# Goal
All the data below goes into the copy word for word, but the pictures don't.
# # #
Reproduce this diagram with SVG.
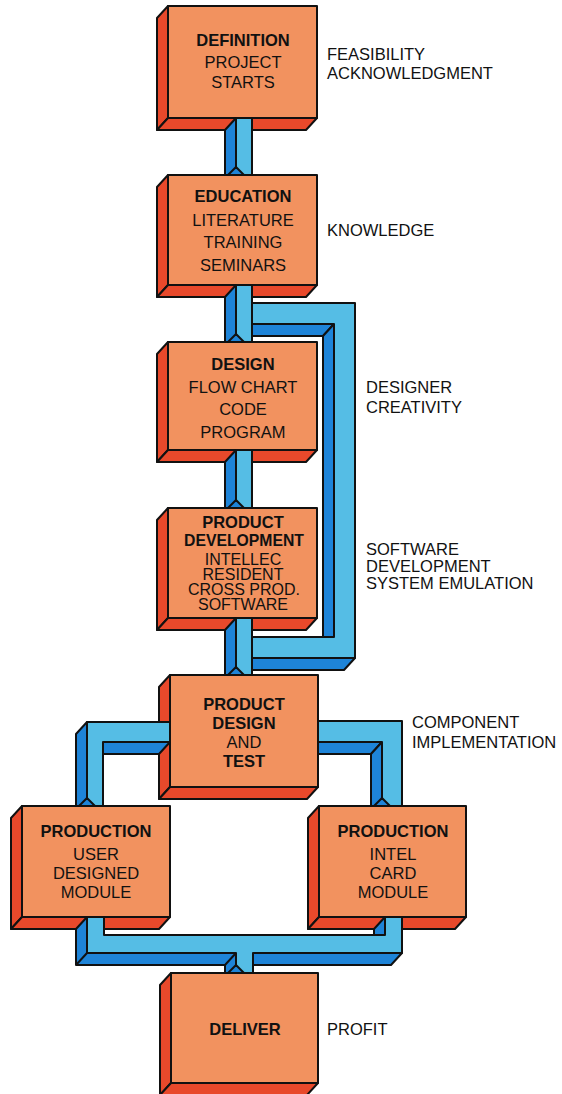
<svg xmlns="http://www.w3.org/2000/svg" width="562" height="1094" viewBox="0 0 562 1094">
<style>
.fr{fill:#f2925f;stroke:#111;stroke-width:2;stroke-linejoin:round}
.sd{fill:#e8492b;stroke:#111;stroke-width:2;stroke-linejoin:round}
.lt{fill:#55bde5;stroke:#111;stroke-width:2;stroke-linejoin:round}
.dk{fill:#1e84d8;stroke:#111;stroke-width:2;stroke-linejoin:round}
text{font-family:"Liberation Sans",Arial,Helvetica,sans-serif;font-size:16.5px;fill:#111}
.c{text-anchor:middle}
.b{font-weight:bold}
.s{font-size:16px}
</style>
<rect width="562" height="1094" fill="#fff"/>

<g id="n-definition">
<polygon class="sd" points="168,6 157,18 157,130 168,118"/>
<polygon class="sd" points="168,118 317,118 306,130 157,130"/>
<rect class="fr" x="168" y="6" width="149" height="112"/>
<text class="c b" x="243" y="46">DEFINITION</text>
<text class="c" x="243" y="68">PROJECT</text>
<text class="c" x="243" y="88">STARTS</text>
</g>

<g id="n-education">
<polygon class="sd" points="168,175 157,187 157,297 168,285"/>
<polygon class="sd" points="168,285 317,285 306,297 157,297"/>
<rect class="fr" x="168" y="175" width="149" height="110"/>
<text class="c b" x="243" y="202">EDUCATION</text>
<text class="c" x="243" y="226">LITERATURE</text>
<text class="c" x="243" y="248">TRAINING</text>
<text class="c" x="243" y="271">SEMINARS</text>
</g>

<g id="n-design">
<polygon class="sd" points="168,342 157,354 157,462 168,450"/>
<polygon class="sd" points="168,450 317,450 306,462 157,462"/>
<rect class="fr" x="168" y="342" width="149" height="108"/>
<text class="c b" x="243" y="370">DESIGN</text>
<text class="c" x="243" y="393">FLOW CHART</text>
<text class="c" x="243" y="415">CODE</text>
<text class="c" x="243" y="438">PROGRAM</text>
</g>

<g id="n-product-development">
<polygon class="sd" points="168,508 157,520 157,630 168,618"/>
<polygon class="sd" points="168,618 317,618 306,630 157,630"/>
<rect class="fr" x="168" y="508" width="149" height="110"/>
<text class="c b" x="243" y="528">PRODUCT</text>
<text class="c b" x="244" y="546" textLength="120" lengthAdjust="spacingAndGlyphs">DEVELOPMENT</text>
<text class="c s" x="243" y="565">INTELLEC</text>
<text class="c s" x="243" y="580">RESIDENT</text>
<text class="c s" x="244" y="595">CROSS PROD.</text>
<text class="c s" x="243" y="610">SOFTWARE</text>
</g>

<g id="n-product-design-test">
<polygon class="sd" points="170,675 159,687 159,799 170,787"/>
<polygon class="sd" points="170,787 318,787 307,799 159,799"/>
<rect class="fr" x="170" y="675" width="148" height="112"/>
<text class="c b" x="244" y="710">PRODUCT</text>
<text class="c b" x="244" y="729">DESIGN</text>
<text class="c" x="244" y="748">AND</text>
<text class="c b" x="244" y="767">TEST</text>
</g>

<g id="n-production-user">
<polygon class="sd" points="22,806 11,818 11,929 22,917"/>
<polygon class="sd" points="22,917 170,917 159,929 11,929"/>
<rect class="fr" x="22" y="806" width="148" height="111"/>
<text class="c b" x="96" y="837">PRODUCTION</text>
<text class="c" x="96" y="860">USER</text>
<text class="c" x="96" y="879">DESIGNED</text>
<text class="c" x="96" y="898">MODULE</text>
</g>

<g id="n-production-intel">
<polygon class="sd" points="319,806 308,818 308,929 319,917"/>
<polygon class="sd" points="319,917 466,917 455,929 308,929"/>
<rect class="fr" x="319" y="806" width="147" height="111"/>
<text class="c b" x="393" y="837">PRODUCTION</text>
<text class="c" x="393" y="860">INTEL</text>
<text class="c" x="393" y="879">CARD</text>
<text class="c" x="393" y="898">MODULE</text>
</g>

<g id="n-deliver">
<polygon class="sd" points="171,973 160,985 160,1095 171,1083"/>
<polygon class="sd" points="171,1083 318,1083 307,1095 160,1095"/>
<rect class="fr" x="171" y="973" width="147" height="110"/>
<text class="c b" x="245" y="1035">DELIVER</text>
</g>

<g id="connectors">
<!-- definition -> education -->
<polygon class="dk" points="236,118 225,130 225,175 236,175"/>
<rect class="lt" x="236" y="118" width="16" height="57"/>
<polygon class="dk" points="228,175 236,167 244,175"/>
<!-- education -> design, with loop -->
<polygon class="dk" points="236,285 225,297 225,342 236,342"/>
<rect class="lt" x="236" y="285" width="16" height="57"/>
<polygon class="dk" points="228,342 236,334 244,342"/>
<!-- loop -->
<polygon class="dk" points="252,324 334,324 323,336 252,336"/>
<polygon class="dk" points="334,324 323,336 323,637 334,637"/>
<polygon class="dk" points="252,658 355,658 344,670 252,670"/>
<path class="lt" d="M252,303 H355 V658 H252 V637 H334 V324 H252 Z"/>
<!-- design -> product development -->
<polygon class="dk" points="236,450 225,462 225,508 236,508"/>
<rect class="lt" x="236" y="450" width="16" height="58"/>
<polygon class="dk" points="228,508 236,500 244,508"/>
<!-- product development -> product design -->
<polygon class="dk" points="236,618 225,630 225,675 236,675"/>
<rect class="lt" x="236" y="618" width="16" height="57"/>
<polygon class="dk" points="228,675 236,667 244,675"/>
<!-- left branch -->
<polygon class="dk" points="87,722 76,734 76,806 87,806"/>
<polygon class="dk" points="103,742 170,742 159,754 103,754"/>
<path class="lt" d="M170,722 H87 V806 H103 V742 H170 Z"/>
<polygon class="dk" points="79,806 87,798 95,806"/>
<!-- right branch -->
<polygon class="dk" points="318,742 382,742 371,754 318,754"/>
<polygon class="dk" points="382,742 371,754 371,806 382,806"/>
<path class="lt" d="M318,721 H402 V806 H382 V742 H318 Z"/>
<polygon class="dk" points="374,806 382,798 390,806"/>
<!-- merge to deliver -->
<polygon class="dk" points="87,917 76,929 76,965 225,965 225,973 236,973 236,953 87,953"/>
<polyline points="87,953 76,965" fill="none" stroke="#111" stroke-width="2"/>
<polyline points="236,953 225,965" fill="none" stroke="#111" stroke-width="2"/>
<polygon class="dk" points="253,953 402,953 391,965 253,965"/>
<polygon class="dk" points="385,917 374,929 374,935 385,935"/>
<path class="lt" d="M87,917 H104 V935 H385 V917 H402 V953 H253 V973 H236 V953 H87 Z"/>
<polygon class="dk" points="228,973 236,965 244,973"/>
</g>

<g id="labels">
<text x="327" y="60">FEASIBILITY</text>
<text x="327" y="79">ACKNOWLEDGMENT</text>
<text x="327" y="236">KNOWLEDGE</text>
<text x="366" y="393">DESIGNER</text>
<text x="366" y="413">CREATIVITY</text>
<text x="366" y="555">SOFTWARE</text>
<text x="366" y="572">DEVELOPMENT</text>
<text x="366" y="589">SYSTEM EMULATION</text>
<text x="412" y="728">COMPONENT</text>
<text x="412" y="748">IMPLEMENTATION</text>
<text x="327" y="1035">PROFIT</text>
</g>
</svg>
# # #
# Correct response
Reproduce this diagram with SVG.
<svg xmlns="http://www.w3.org/2000/svg" width="562" height="1094" viewBox="0 0 562 1094">
<style>
.fr{fill:#f2925f;stroke:#111;stroke-width:2;stroke-linejoin:round}
.sd{fill:#e8492b;stroke:#111;stroke-width:2;stroke-linejoin:round}
.lt{fill:#55bde5;stroke:#111;stroke-width:2;stroke-linejoin:round}
.dk{fill:#1e84d8;stroke:#111;stroke-width:2;stroke-linejoin:round}
text{font-family:"Liberation Sans",Arial,Helvetica,sans-serif;font-size:16.5px;fill:#111}
.c{text-anchor:middle}
.b{font-weight:bold}
.s{font-size:16px}
</style>
<rect width="562" height="1094" fill="#fff"/>

<g id="n-definition">
<polygon class="sd" points="168,6 157,18 157,130 168,118"/>
<polygon class="sd" points="168,118 317,118 306,130 157,130"/>
<rect class="fr" x="168" y="6" width="149" height="112"/>
<text class="c b" x="243" y="46">DEFINITION</text>
<text class="c" x="243" y="68">PROJECT</text>
<text class="c" x="243" y="88">STARTS</text>
</g>

<g id="n-education">
<polygon class="sd" points="168,175 157,187 157,297 168,285"/>
<polygon class="sd" points="168,285 317,285 306,297 157,297"/>
<rect class="fr" x="168" y="175" width="149" height="110"/>
<text class="c b" x="243" y="202">EDUCATION</text>
<text class="c" x="243" y="226">LITERATURE</text>
<text class="c" x="243" y="248">TRAINING</text>
<text class="c" x="243" y="271">SEMINARS</text>
</g>

<g id="n-design">
<polygon class="sd" points="168,342 157,354 157,462 168,450"/>
<polygon class="sd" points="168,450 317,450 306,462 157,462"/>
<rect class="fr" x="168" y="342" width="149" height="108"/>
<text class="c b" x="243" y="370">DESIGN</text>
<text class="c" x="243" y="393">FLOW CHART</text>
<text class="c" x="243" y="415">CODE</text>
<text class="c" x="243" y="438">PROGRAM</text>
</g>

<g id="n-product-development">
<polygon class="sd" points="168,508 157,520 157,630 168,618"/>
<polygon class="sd" points="168,618 317,618 306,630 157,630"/>
<rect class="fr" x="168" y="508" width="149" height="110"/>
<text class="c b" x="243" y="528">PRODUCT</text>
<text class="c b" x="244" y="546" textLength="120" lengthAdjust="spacingAndGlyphs">DEVELOPMENT</text>
<text class="c s" x="243" y="565">INTELLEC</text>
<text class="c s" x="243" y="580">RESIDENT</text>
<text class="c s" x="244" y="595">CROSS PROD.</text>
<text class="c s" x="243" y="610">SOFTWARE</text>
</g>

<g id="n-product-design-test">
<polygon class="sd" points="170,675 159,687 159,799 170,787"/>
<polygon class="sd" points="170,787 318,787 307,799 159,799"/>
<rect class="fr" x="170" y="675" width="148" height="112"/>
<text class="c b" x="244" y="710">PRODUCT</text>
<text class="c b" x="244" y="729">DESIGN</text>
<text class="c" x="244" y="748">AND</text>
<text class="c b" x="244" y="767">TEST</text>
</g>

<g id="n-production-user">
<polygon class="sd" points="22,806 11,818 11,929 22,917"/>
<polygon class="sd" points="22,917 170,917 159,929 11,929"/>
<rect class="fr" x="22" y="806" width="148" height="111"/>
<text class="c b" x="96" y="837">PRODUCTION</text>
<text class="c" x="96" y="860">USER</text>
<text class="c" x="96" y="879">DESIGNED</text>
<text class="c" x="96" y="898">MODULE</text>
</g>

<g id="n-production-intel">
<polygon class="sd" points="319,806 308,818 308,929 319,917"/>
<polygon class="sd" points="319,917 466,917 455,929 308,929"/>
<rect class="fr" x="319" y="806" width="147" height="111"/>
<text class="c b" x="393" y="837">PRODUCTION</text>
<text class="c" x="393" y="860">INTEL</text>
<text class="c" x="393" y="879">CARD</text>
<text class="c" x="393" y="898">MODULE</text>
</g>

<g id="n-deliver">
<polygon class="sd" points="171,973 160,985 160,1095 171,1083"/>
<polygon class="sd" points="171,1083 318,1083 307,1095 160,1095"/>
<rect class="fr" x="171" y="973" width="147" height="110"/>
<text class="c b" x="245" y="1035">DELIVER</text>
</g>

<g id="connectors">
<!-- definition -> education -->
<polygon class="dk" points="236,118 225,130 225,175 236,175"/>
<rect class="lt" x="236" y="118" width="16" height="57"/>
<polygon class="dk" points="228,175 236,167 244,175"/>
<!-- education -> design, with loop -->
<polygon class="dk" points="236,285 225,297 225,342 236,342"/>
<rect class="lt" x="236" y="285" width="16" height="57"/>
<polygon class="dk" points="228,342 236,334 244,342"/>
<!-- loop -->
<polygon class="dk" points="252,324 334,324 323,336 252,336"/>
<polygon class="dk" points="334,324 323,336 323,637 334,637"/>
<polygon class="dk" points="252,658 355,658 344,670 252,670"/>
<path class="lt" d="M252,303 H355 V658 H252 V637 H334 V324 H252 Z"/>
<!-- design -> product development -->
<polygon class="dk" points="236,450 225,462 225,508 236,508"/>
<rect class="lt" x="236" y="450" width="16" height="58"/>
<polygon class="dk" points="228,508 236,500 244,508"/>
<!-- product development -> product design -->
<polygon class="dk" points="236,618 225,630 225,675 236,675"/>
<rect class="lt" x="236" y="618" width="16" height="57"/>
<polygon class="dk" points="228,675 236,667 244,675"/>
<!-- left branch -->
<polygon class="dk" points="87,722 76,734 76,806 87,806"/>
<polygon class="dk" points="103,742 170,742 159,754 103,754"/>
<path class="lt" d="M170,722 H87 V806 H103 V742 H170 Z"/>
<polygon class="dk" points="79,806 87,798 95,806"/>
<!-- right branch -->
<polygon class="dk" points="318,742 382,742 371,754 318,754"/>
<polygon class="dk" points="382,742 371,754 371,806 382,806"/>
<path class="lt" d="M318,721 H402 V806 H382 V742 H318 Z"/>
<polygon class="dk" points="374,806 382,798 390,806"/>
<!-- merge to deliver -->
<polygon class="dk" points="87,917 76,929 76,965 225,965 225,973 236,973 236,953 87,953"/>
<polyline points="87,953 76,965" fill="none" stroke="#111" stroke-width="2"/>
<polyline points="236,953 225,965" fill="none" stroke="#111" stroke-width="2"/>
<polygon class="dk" points="253,953 402,953 391,965 253,965"/>
<polygon class="dk" points="385,917 374,929 374,935 385,935"/>
<path class="lt" d="M87,917 H104 V935 H385 V917 H402 V953 H253 V973 H236 V953 H87 Z"/>
<polygon class="dk" points="228,973 236,965 244,973"/>
</g>

<g id="labels">
<text x="327" y="60">FEASIBILITY</text>
<text x="327" y="79">ACKNOWLEDGMENT</text>
<text x="327" y="236">KNOWLEDGE</text>
<text x="366" y="393">DESIGNER</text>
<text x="366" y="413">CREATIVITY</text>
<text x="366" y="555">SOFTWARE</text>
<text x="366" y="572">DEVELOPMENT</text>
<text x="366" y="589">SYSTEM EMULATION</text>
<text x="412" y="728">COMPONENT</text>
<text x="412" y="748">IMPLEMENTATION</text>
<text x="327" y="1035">PROFIT</text>
</g>
</svg>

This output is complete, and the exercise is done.